Fundo de € 2,1 mi bancará pesquisas sobre a procedência de objetos da África subsaariana. Itens de antigas colônias terão prioridade na análise, em ação que poderá ensejar novas devoluções e reparações históricas.

Por Deutsche Welle

A Alemanha e a França vão destinar 2,1 milhões de euros (R$ 11,3 milhões) a um fundo de pesquisa para rastrear a procedência exata de objetos africanos da era colonial mantidos em coleções de museus públicos.

A iniciativa, lançada nesta sexta-feira (19/01) em Berlim pelo centro de pesquisa franco-alemão Centre Marc Bloch, terá duração de três anos e dará prioridade à análise de itens de antigas colônias dos dois países, como Namíbia, Togo e Camarões.

As pesquisas poderão ensejar a repatriação de mais peças saqueadas na era colonial, em um processo de reparação histórica que vem ganhando tração nos últimos anos.
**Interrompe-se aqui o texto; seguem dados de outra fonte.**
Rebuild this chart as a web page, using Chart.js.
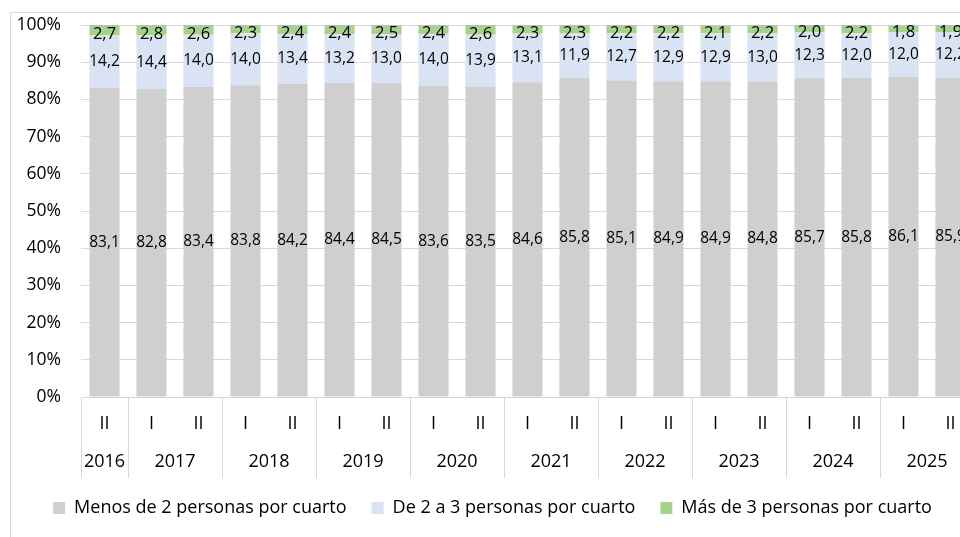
<!DOCTYPE html>
<html>
<head>
<meta charset="utf-8">
<script src="https://cdn.jsdelivr.net/npm/chart.js@4.4.1/dist/chart.umd.min.js"></script>
<style>
  html, body { margin: 0; padding: 0; background: #fff; overflow: hidden; }
  #wrap { position: absolute; left: 10px; top: 12px; width: 980px; height: 530px;
          border-left: 1px solid #d9d9d9; border-top: 1px solid #d9d9d9; }
</style>
</head>
<body>
<div id="wrap"><canvas id="chart1" width="980" height="530"></canvas></div>
<script>
var periods = ['II', 'I', 'II', 'I', 'II', 'I', 'II', 'I', 'II', 'I', 'II', 'I', 'II', 'I', 'II', 'I', 'II', 'I', 'II'];
var years = ['2016', '2017', '2017', '2018', '2018', '2019', '2019', '2020', '2020', '2021', '2021',
             '2022', '2022', '2023', '2023', '2024', '2024', '2025', '2025'];
var menos2 = [83.1, 82.8, 83.4, 83.8, 84.2, 84.4, 84.5, 83.6, 83.5, 84.6, 85.8, 85.1, 84.9, 84.9, 84.8, 85.7, 85.8, 86.1, 85.9];
var de2a3 = [14.2, 14.4, 14.0, 14.0, 13.4, 13.2, 13.0, 14.0, 13.9, 13.1, 11.9, 12.7, 12.9, 12.9, 13.0, 12.3, 12.0, 12.0, 12.2];
var mas3 = [2.7, 2.8, 2.6, 2.3, 2.4, 2.4, 2.5, 2.4, 2.6, 2.3, 2.3, 2.2, 2.2, 2.1, 2.2, 2.0, 2.2, 1.8, 1.9];

var FONT = '"Open Sans", sans-serif';
var GRID = '#d9d9d9';

// value labels in the middle of each segment (top segment is a bit larger and lower, like the original)
var segLabels = {
    id: 'segLabels',
    afterDatasetsDraw: function(chart) {
        var ctx = chart.ctx;
        ctx.save();
        ctx.fillStyle = '#000';
        ctx.textAlign = 'center';
        ctx.textBaseline = 'middle';
        chart.data.datasets.forEach(function(ds, di) {
            var isTop = di === chart.data.datasets.length - 1;
            ctx.font = (isTop ? '16.5px ' : '15.5px ') + FONT;
            chart.getDatasetMeta(di).data.forEach(function(bar, i) {
                var y = (bar.y + bar.base) / 2 + (isTop ? 4 : 0);
                ctx.fillText(ds.data[i].toFixed(1).replace('.', ','), bar.x, y);
            });
        });
        ctx.restore();
    }
};

// second row of x labels (years) and group dividers
var yearAxis = {
    id: 'yearAxis',
    afterDraw: function(chart) {
        var xs = chart.scales.x;
        var ctx = chart.ctx;
        var top = xs.top;
        var edges = [];
        var start = 0;
        ctx.save();
        ctx.font = '18px ' + FONT;
        ctx.fillStyle = '#000';
        ctx.textAlign = 'center';
        ctx.textBaseline = 'middle';
        for (var i = 1; i <= years.length; i++) {
            if (i === years.length || years[i] !== years[start]) {
                var l = start === 0 ? xs.left : (xs.getPixelForValue(start - 1) + xs.getPixelForValue(start)) / 2;
                var r = i === years.length ? xs.right : (xs.getPixelForValue(i - 1) + xs.getPixelForValue(i)) / 2;
                edges.push(l);
                if (i === years.length) edges.push(r);
                ctx.fillText(years[start], (l + r) / 2, top + 65);
                start = i;
            }
        }
        ctx.strokeStyle = GRID;
        ctx.lineWidth = 1;
        edges.forEach(function(x) {
            var px = Math.round(x) + 0.5;
            ctx.beginPath();
            ctx.moveTo(px, top);
            ctx.lineTo(px, top + 81);
            ctx.stroke();
        });
        ctx.restore();
    }
};

var ctx1 = document.getElementById('chart1').getContext('2d');
var chart1 = new Chart(ctx1, {
    type: 'bar',
    data: {
        labels: periods,
        datasets: [{
            label: 'Menos de 2 personas por cuarto',
            data: menos2,
            backgroundColor: '#d0cece'
        }, {
            label: 'De 2 a 3 personas por cuarto',
            data: de2a3,
            backgroundColor: '#dae3f3'
        }, {
            label: 'Más de 3 personas por cuarto',
            data: mas3,
            backgroundColor: '#a9d18e'
        }]
    },
    options: {
        responsive: false,
        animation: false,
        layout: { padding: { top: 12, left: 0, right: 17, bottom: 16 } },
        datasets: { bar: { barPercentage: 0.64, categoryPercentage: 1 } },
        scales: {
            x: {
                stacked: true,
                grid: { display: false },
                border: { display: true, color: GRID },
                ticks: { font: { family: FONT, size: 18 }, color: '#000', padding: 8, maxRotation: 0, autoSkip: false },
                afterFit: function(scale) { scale.height = 77; }
            },
            y: {
                stacked: true,
                min: 0,
                max: 100,
                grid: { color: GRID, drawTicks: false },
                border: { display: false },
                ticks: {
                    stepSize: 10,
                    font: { family: FONT, size: 17.5 },
                    color: '#000',
                    padding: 20,
                    callback: function(v) { return v + '%'; }
                },
                afterFit: function(scale) {
                    scale.width = 70;
                    scale.paddingTop = 0;
                    scale.paddingBottom = 0;
                }
            }
        },
        plugins: {
            legend: {
                position: 'bottom',
                labels: { boxWidth: 12, boxHeight: 12, padding: 25, color: '#000', font: { family: FONT, size: 18 } }
            },
            tooltip: { enabled: false }
        }
    },
    plugins: [segLabels, yearAxis]
});
</script>
</body>
</html>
A Alemanha, por exemplo, tem se envolvido em diversas ações do gênero, repatriando itens como fósseis de dinossauro e artefatos culturais, além de financiar outras pesquisas no ramo.

"A França e a Alemanha entenderam que essa questão é essencial para o diálogo hoje com países africanos", afirmou Eric-André Martin, secretário-geral do comitê de estudo das relações franco-alemãs no Instituto Francês de Relações Internacionais (IFRI), ao jornal francês Le Monde.

Para se candidatarem ao financiamento, projetos de pesquisa têm que ser liderados por pesquisadores e museólogos franco-alemães que atuem em parceria com profissionais africanos. "Só eles [africanos] podem nos dizer se os objetos podem ter sido doados ou vendidos espontaneamente por uma comunidade, ou se é impossível que tenham sido simplesmente entregues voluntariamente", pontuou Felicity Bodenstein, membra do comitê científico do fundo, também em declaração ao Le Monde.

Debate ganhou tração nos últimos anos

O debate sobre a restituição de bens culturais africanos ganhou tração na Europa inteira após o presidente francês Emmanuel Macron anunciar em 2017 que faria "todo o possível" para restituir itens saqueados no período colonial.

Em 2021, a França devolveu 26 artefatos ao Benin, mas as repatriações estagnaram desde então. Uma lei sobre a restituição de bens culturais saqueados no exterior, que deveria ter sido aprovada pelo parlamento no final de 2023, acabou barrada pela oposição.

A Alemanha tem visto tendência oposta. E embora o país tenha tido muito menos colônias na África que a França, e por muito menos tempo – o período colonial alemão durou de 1884 a 1919 –, seus museus abrigam um número muito maior de obras saídas de lá.

Em 2022, a Alemanha devolveu à Namíbia 23 antiguidades saqueadas no século 19. Em vez de uma restituição efetiva, porém, os objetos foram cedidos em forma de empréstimo – embora sem prazo definido. A ação gerou críticas, mas a fundação que organizou a ação se defendeu afirmando que a medida foi tomada por razões puramente burocráticas.

Também naquele mesmo ano, o Ministério do Exterior alemão devolveu 22 bronzes à Nigéria. Na época, a ministra alemã da Cultura, Claudia Roth, afirmou que a restituição era o "reconhecimento da injustiça de um passado colonial" e uma tentativa de "devolver a identidade cultural que roubamos".

As peças, datadas do século 16, haviam sido saqueadas originalmente por tropas britânicas em 1987 e representam uma pequena parcela dos 1.130 artefatos roubados do palácio real da cidade do Benin que estão em diversos museus na Alemanha.. Os objetos em bronze, marfim e metais preciosos estão entre os trabalhos artísticos mais importantes da história do continente africano.

Desafio administrativo e diplomático

O tratamento de objetos levados de antigas colônias alemãs é um desafio administrativo e diplomático. Camarões, por exemplo, foi primeiro colonizado pelo império alemão no fim do século 19 e depois invadido e dividido pelo Reino Unido e a França após a eclosão da Primeira Guerra Mundial.

Um projeto para mapear objetos do patrimônio camaronês mantidos em museus alemães, publicado em junho passado sob o título "O Atlas das Ausências" (The Atlas of Absences), identificou mais de 40 mil objetos, mais de 8 mil deles armazenados somente no Museu Linden, em Stuttgart.

Um desses artefatos é o Mandu Yenu, um trono colorido ricamente adornado com pérolas e conchas, que supostamente teria sido presenteado ao imperador alemão Wilhelm 2º pelo Rei Njoya do Reino do Bamum em 1908. A peça está em exibição no Humboldt Forum, em Berlim. No ano passado, o rei camaronês Nabil Mouhamed Mfonrifoum Mbombo Njoy causou frisson ao sentar no trono roubado de seu bisavô durante uma visita ao museu.